Entre as centenas de medidas incluídas no Orçamento de Estado para 2023 (OE2023), há uma que quase passou despercebida: uma isenção especial que autoriza que os contratos públicos para as Jornadas Mundiais da Juventude (JMJ) possam ser feitos sem concurso público e sem visto prévio do Tribunal de Contas. Na verdade, é uma repetição: a medida já constava do Orçamento de Estado para 2022, aprovado em Maio. Agora, prolonga-se para 2023.
Porquê uma isenção especial? Simples: a preparação deste grande evento que trará o Papa Francisco a Lisboa está tão atrasada, tão atrasada, tão atrasada, que a única forma de assegurar a sua realização é passar cheques em branco. Perguntar-me-ão: qual é a surpresa, se em Portugal é sempre assim? Sim, pois é, mas não deveria ser: experiências passadas já nos ensinaram que a ausência de planeamento arrasta custos acrescidos e que, quando os investimentos de milhões de euros ficam dispensados de escrutínio, esses custos tornam-se muito penalizadores para contribuintes.
Retomo a história desde o início. As Jornadas Mundiais da Juventude (JMJ) terão lugar em Lisboa, em Agosto de 2023. A escolha da capital portuguesa foi anunciada em 2019, com data prevista para 2022 — data entretanto adiada (em 2021) para 2023, devido à pandemia da Covid-19. Ou seja, há 3 anos que todas as autoridades públicas implicadas sabem que têm a responsabilidade de organizar o evento. Hoje, a menos de um ano da sua realização, os preparativos estão nitidamente aquém do que seria desejável.

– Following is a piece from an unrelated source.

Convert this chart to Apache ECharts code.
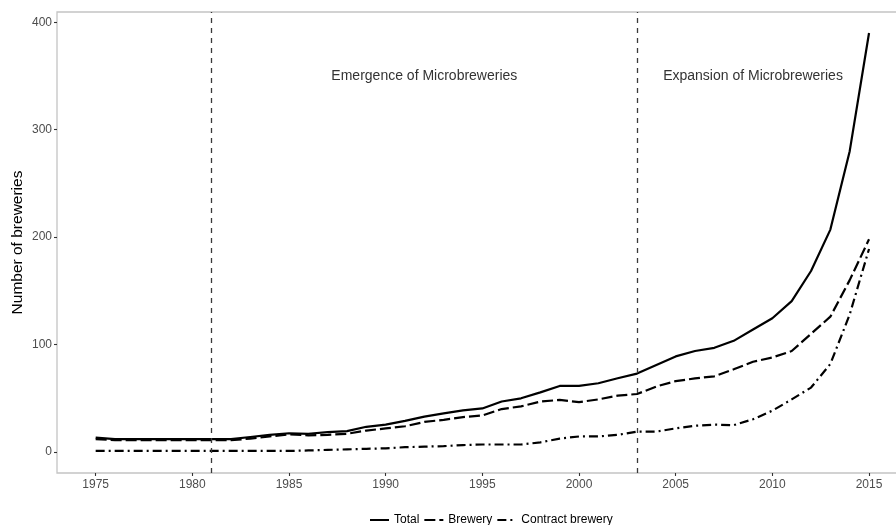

Exagero? Olhe que não. Não há um orçamento fechado e pronto a aplicar, não há sequer estimativa final do investimento que será aplicado e, nesta data tão próxima do evento, existem ainda inúmeras variáveis em aberto, incluindo a divisão de algumas responsabilidades entre governo e municípios — como bem assinalou Paulo Ferreira.
No final de Julho, Carlos Moedas assumia que “a Câmara Municipal de Lisboa (CML) não era promotora do evento” e, consequentemente, pedia apoio ao governo, limitando o investimento de Lisboa a 35 milhões de euros. Por seu lado, José Sá Fernandes, coordenador das JMJ e ex-vereador da CML, revelava “alguma apreensão”. O governo manteve-se em silêncio durante semanas, embora agora se saiba que assume uma fatia dos custos. Em Loures, que participa na organização, os trabalhos arrancaram pouco antes do Verão, mas com o presidente da Câmara a assinalar o que encontrou quando recentemente assumiu o cargo: “não havia nada feito”, “nem sequer havia sido feito um estudo geológico no próprio terreno” que será intervencionado para receber os participantes. Resultado: agora, se o OE2023 não incluir essa excepção para as JMJ, os prazos normais dos procedimentos de contratação pública tornam impossível a preparação do evento.
Esta enumeração de atrasos e desencontros não visa apontar o dedo aos actuais presidentes das Câmaras de Lisboa e de Loures, pois ambos iniciaram os seus mandatos há um ano e são sobretudo responsáveis pelos avanços neste processo (e não pelos seus atrasos). O dedo aponta-se, sim, a quem acompanhou o processo desde 2019. Já que se vai abrir uma excepção para um grande volume de investimentos públicos, o mínimo exigível seria que os anteriores presidentes destas autarquias e o governo nos explicassem por que razão tão pouco se fez no tempo certo. Esperemos sentados.
Ora, tudo isto me leva a dois pontos. Primeiro, em Portugal, o procedimento padrão consiste em sacrificar o planeamento, arrastar indecisões até que os atrasos se tornem irrecuperáveis e trabalhar sob a pressão do cronómetro, abrindo espaço a erros e falhas — e, no final, se até correr menos mal, celebrar o milagre. Segundo, em Portugal, publicam-se leis para enquadrar a contratação pública, em prol da boa gestão do dinheiro dos contribuintes, para depois, em nome do interesse nacional, se abrirem excepções ao cumprimento dessas leis. Moral da história: a incompetência compensa e a lei é para publicar mas não é para cumprir.
Que tudo isto passe entre os pingos da chuva do debate público diz muito sobre a nossa falta de exigência. Começa a faltar paciência para um país que recusa aprender com os seus próprios erros.